All this is both interesting and important in considering the settlement of bys and thorpes in England, and more especially in Lincolnshire and the East Riding. The people of Lincolnshire came from Anglian, Danish, and Scandian lands, where communities of this kind existed. They established settlements which they called bys and thorpes on English soil, after the types of rural life to which they had been accustomed in their old countries, and unless we are to believe that the English bys and thorpes were different from those of West Gothland-and of this there is no evidence-we must arrive at the conclusion that a by was a community, and a Thorpe a member of it or an offshoot from it or some similar community. We must remember also that it is not to the Saxon laws of Wessex, or even to the laws of Kent, that we should naturally look to find the early prototype of some ancient institution in Lincolnshire, but to the laws of Danish or Scandian lands, such as the ancient laws of West Gothland, which, happily , have been preserved. In these laws the vita, or right of proof, belonged as here stated:

(1)Between the asserter of common proprietorship and asserter of individual ownership, to the former.

(2)Between the King and the Bishop, the Bishop.

(3)Between the laender (occupant of the spare lands of the by) and the Bishop, the laender.

(4)Between the bondi (or peasant proprietor) and anyone else, the bondi.

(5)Between the by and the thorp, the by.

(6)Between the alleged heritor and the alleged purchaser, the heritor.

(7)Between the owner of the bol (homestead) and the owner of the utskipt (close), the owner of the bol.

(8)Between the land (the province) and the haeraed (hundred), the land.

(9)Between the haeraed and the by, the haeraed.(6)

It should be noted also in reference to these rights to having proof that the disputant who asserted the common proprietorship of anything in dispute had the right of proof before the asserter of individual ownership of the same. The rule in regard to communities, large and small, was in the following order :

(1)The province;

(2)The hundred;

(3)The by or village;

(4)The thorp.

In Lincolnshire there were all these organizations. Lindsey, Holland, and Kesteven were its province; its hundreds and wapentakes were numerous within these larger areas. In Domesday Book we find some of the hundreds, such as Hazebi, Alesbi, fenbi, and Walesbi named after of the bys, apparently from the places where the Hundred Courts met.

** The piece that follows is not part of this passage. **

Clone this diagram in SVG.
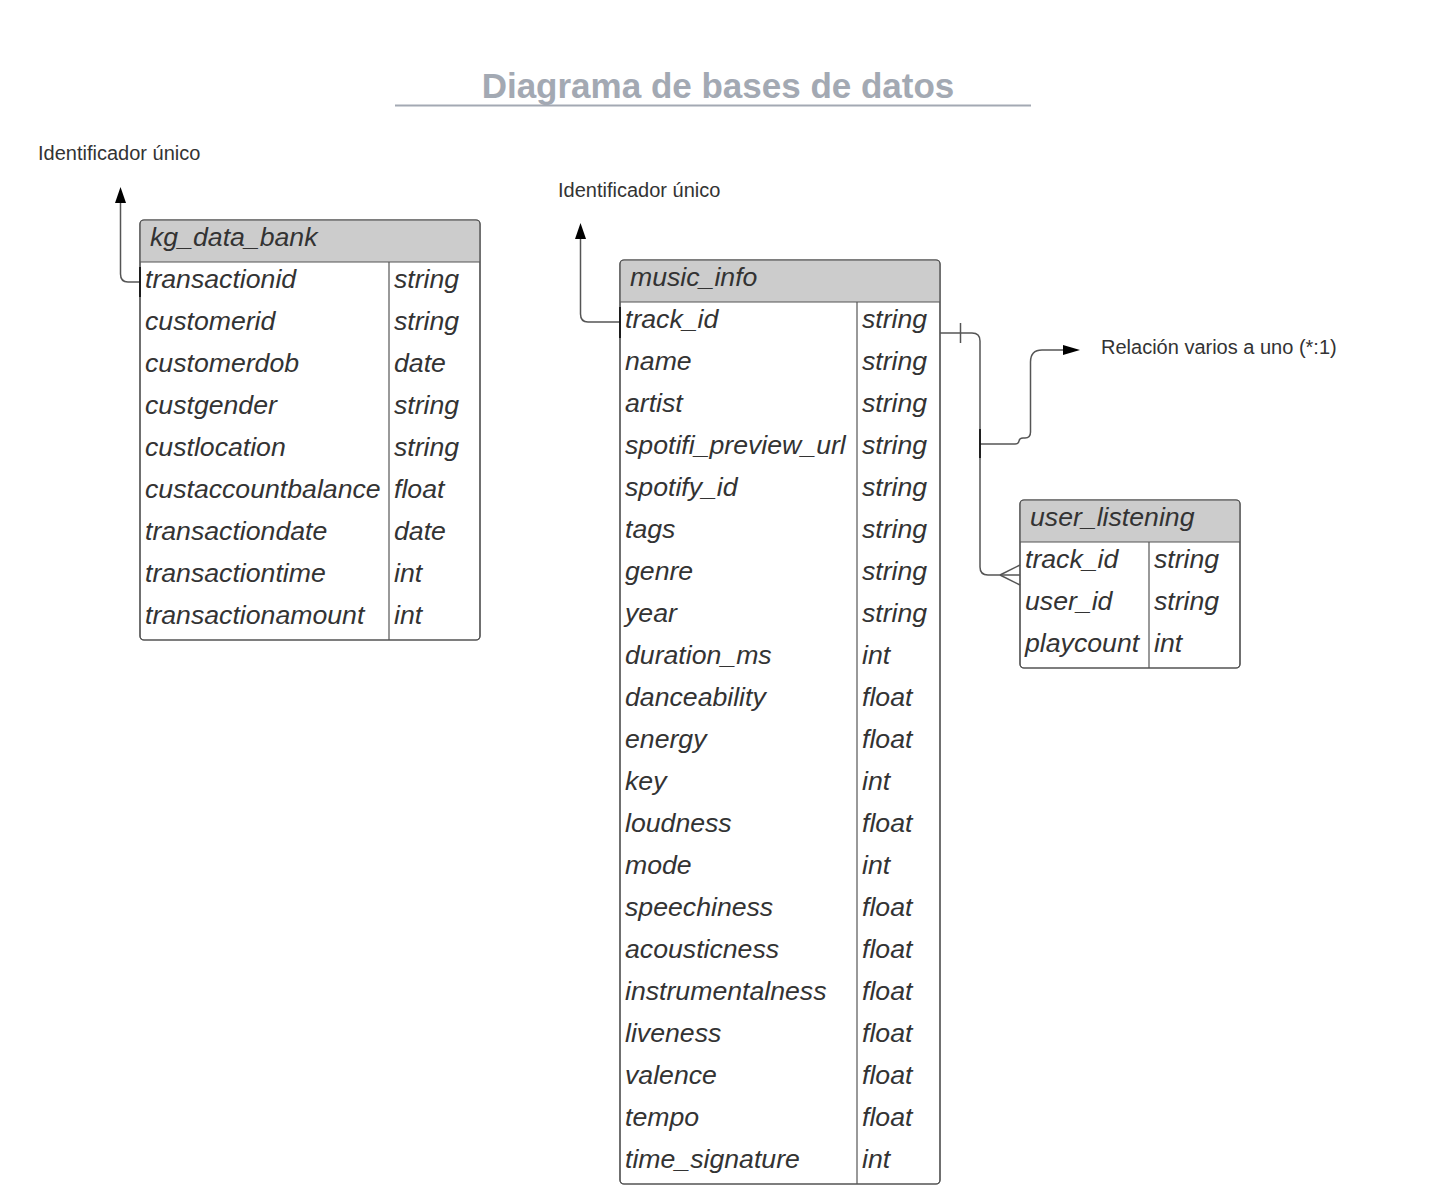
<svg xmlns="http://www.w3.org/2000/svg" width="1430" height="1201" viewBox="0 0 1430 1201">
<style>
.t{font-family:"Liberation Sans",Arial,sans-serif;font-style:italic;font-size:26.67px;fill:#333333}
.lbl{font-family:"Liberation Sans",Arial,sans-serif;font-size:20px;fill:#333333}
.box{fill:#ffffff;stroke:#555555;stroke-width:1.2}
.hdr{fill:#cccccc}
.ln{stroke:#555555;stroke-width:1.2;fill:none}
.c{stroke:#555555;stroke-width:1.5;fill:none}
.k{stroke:#000000;stroke-width:1.5;fill:none}
.ah{fill:#000000}
</style>
<rect width="1430" height="1201" fill="#ffffff"/>
<g id="title">
<text x="718" y="98" text-anchor="middle" style="font-family:'Liberation Sans',Arial,sans-serif;font-weight:bold;font-size:35px;fill:#a3a9b3">Diagrama de bases de datos</text>
<line x1="395" y1="105.5" x2="1031" y2="105.5" stroke="#a3a9b3" stroke-width="2"/>
</g>
<g id="labels">
<text class="lbl" x="38" y="160">Identificador único</text>
<text class="lbl" x="558" y="197">Identificador único</text>
<text class="lbl" x="1101" y="354">Relación varios a uno (*:1)</text>
</g>
<g id="kg_data_bank">
<rect class="box" x="140" y="220" width="340" height="420" rx="4"/>
<path class="hdr" d="M144,220.6 H476 Q479.4,220.6 479.4,224 V262 H140.6 V224 Q140.6,220.6 144,220.6 Z"/>
<line class="ln" x1="140" y1="262" x2="480" y2="262"/>
<line class="ln" x1="389" y1="262" x2="389" y2="640"/>
<rect x="140" y="220" width="340" height="420" rx="4" fill="none" stroke="#555555" stroke-width="1.2"/>
<text class="t" x="150" y="246">kg_data_bank</text>
<g class="t">
<text x="145" y="288">transactionid</text><text x="394" y="288">string</text>
<text x="145" y="330">customerid</text><text x="394" y="330">string</text>
<text x="145" y="372">customerdob</text><text x="394" y="372">date</text>
<text x="145" y="414">custgender</text><text x="394" y="414">string</text>
<text x="145" y="456">custlocation</text><text x="394" y="456">string</text>
<text x="145" y="498">custaccountbalance</text><text x="394" y="498">float</text>
<text x="145" y="540">transactiondate</text><text x="394" y="540">date</text>
<text x="145" y="582">transactiontime</text><text x="394" y="582">int</text>
<text x="145" y="624">transactionamount</text><text x="394" y="624">int</text>
</g>
</g>
<g id="music_info">
<rect class="box" x="620" y="260" width="320" height="924" rx="4"/>
<path class="hdr" d="M624,260.6 H936 Q939.4,260.6 939.4,264 V302 H620.6 V264 Q620.6,260.6 624,260.6 Z"/>
<line class="ln" x1="620" y1="302" x2="940" y2="302"/>
<line class="ln" x1="857" y1="302" x2="857" y2="1184"/>
<rect x="620" y="260" width="320" height="924" rx="4" fill="none" stroke="#555555" stroke-width="1.2"/>
<text class="t" x="630" y="286">music_info</text>
<g class="t">
<text x="625" y="328">track_id</text><text x="862" y="328">string</text>
<text x="625" y="370">name</text><text x="862" y="370">string</text>
<text x="625" y="412">artist</text><text x="862" y="412">string</text>
<text x="625" y="454">spotifi_preview_url</text><text x="862" y="454">string</text>
<text x="625" y="496">spotify_id</text><text x="862" y="496">string</text>
<text x="625" y="538">tags</text><text x="862" y="538">string</text>
<text x="625" y="580">genre</text><text x="862" y="580">string</text>
<text x="625" y="622">year</text><text x="862" y="622">string</text>
<text x="625" y="664">duration_ms</text><text x="862" y="664">int</text>
<text x="625" y="706">danceability</text><text x="862" y="706">float</text>
<text x="625" y="748">energy</text><text x="862" y="748">float</text>
<text x="625" y="790">key</text><text x="862" y="790">int</text>
<text x="625" y="832">loudness</text><text x="862" y="832">float</text>
<text x="625" y="874">mode</text><text x="862" y="874">int</text>
<text x="625" y="916">speechiness</text><text x="862" y="916">float</text>
<text x="625" y="958">acousticness</text><text x="862" y="958">float</text>
<text x="625" y="1000">instrumentalness</text><text x="862" y="1000">float</text>
<text x="625" y="1042">liveness</text><text x="862" y="1042">float</text>
<text x="625" y="1084">valence</text><text x="862" y="1084">float</text>
<text x="625" y="1126">tempo</text><text x="862" y="1126">float</text>
<text x="625" y="1168">time_signature</text><text x="862" y="1168">int</text>
</g>
</g>
<g id="user_listening">
<rect class="box" x="1020" y="500" width="220" height="168" rx="4"/>
<path class="hdr" d="M1024,500.6 H1236 Q1239.4,500.6 1239.4,504 V542 H1020.6 V504 Q1020.6,500.6 1024,500.6 Z"/>
<line class="ln" x1="1020" y1="542" x2="1240" y2="542"/>
<line class="ln" x1="1149" y1="542" x2="1149" y2="668"/>
<rect x="1020" y="500" width="220" height="168" rx="4" fill="none" stroke="#555555" stroke-width="1.2"/>
<text class="t" x="1030" y="526">user_listening</text>
<g class="t">
<text x="1025" y="568">track_id</text><text x="1154" y="568">string</text>
<text x="1025" y="610">user_id</text><text x="1154" y="610">string</text>
<text x="1025" y="652">playcount</text><text x="1154" y="652">int</text>
</g>
</g>
<g id="connectors">
<path class="c" d="M140,282 H128 Q120.5,282 120.5,274 V200"/>
<polygon class="ah" points="120.5,187 115,203 126,203"/>
<line class="k" x1="140" y1="267" x2="140" y2="297"/>
<path class="c" d="M620,322 H588 Q580.5,322 580.5,314 V236"/>
<polygon class="ah" points="580.5,223 575,239 586,239"/>
<line class="k" x1="620" y1="307" x2="620" y2="338"/>
<path class="c" d="M940,333 H972 Q980,333 980,341 V567 Q980,575 988,575 H1020"/>
<line class="c" x1="960.5" y1="323" x2="960.5" y2="343"/>
<line class="c" x1="1000" y1="575" x2="1020" y2="565"/>
<line class="c" x1="1000" y1="575" x2="1020" y2="585"/>
<path class="c" d="M980,444 H1015 Q1018.5,444 1019,441 Q1019.5,438 1023,438 H1025 Q1030.5,438 1030.5,432 V362 Q1030.5,350 1042,350 H1066"/>
<polygon class="ah" points="1080,350 1063,345 1063,355"/>
<line class="k" x1="980" y1="429" x2="980" y2="458"/>
</g>
</svg>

We find also in the Domesday account of Lincolnshire instances in which wapentakes are mentioned, and also the hundreds contained within them.

The –bys are much more common than the –thorpes in the wold district-a circumstance which appears to indicate that the open parts of the county were first settled, the thorpes having probably had their origin as offshoots from the bys.

Lincolnshire contains about sixty places whose names have the –bys termination and are of Scandinavian origin, but it also contains fifty-six places(7) whose names have the –ham ending, and these must be traced to Anglian and Frisian or other Germanic settlers. It is probable that the early place-names ending in –burgh, -berh, and –berge denoted places where people had common rights and privileges; i.e., the places where folk villages, more or less free, rather than estates belonging to a lord, and the inhabitants more or less subject to him. A curious survival of the early burh has apparently come down in the name burley-men, or by-law-men.(8) The burley-men were inhabitants of certain manors who were appointed annually, with the object of settling disputes among the inhabitants. In some old records the name is spelt bye-law-men, and they existed in various places in Yorkshire in the seventeenth century. The ancient by-law was derived from the old common-law power to make by-laws that belonged to parishes and manors. The difference between burly and by-;aw, says skeat, `is merely one of dialect. In Iceland people say baer, in Norway bo, in Sweden and Demark by. Thus, burly-men are etymologically identical.`(9) As the –by place-names in the Danish districts of England must be regarded by their parallelism to the bys of ancient Gothland to have been folk villages, we may reasonably conclude that those places known by the equivalent names berh, berge, etc., had similar common privileges. In Lincolnshire, at the time of the Domesday Survey, there were 11,503 socmen to 7,723 villeins. This very large number of socmen points to the existence of folk villages in that county containing numerous freemen. As regards the people at the present time, the broad fact at which we can arrive connected with the settlement of this county is that they are in complexion fairer than those of Leicestershire and Northampton.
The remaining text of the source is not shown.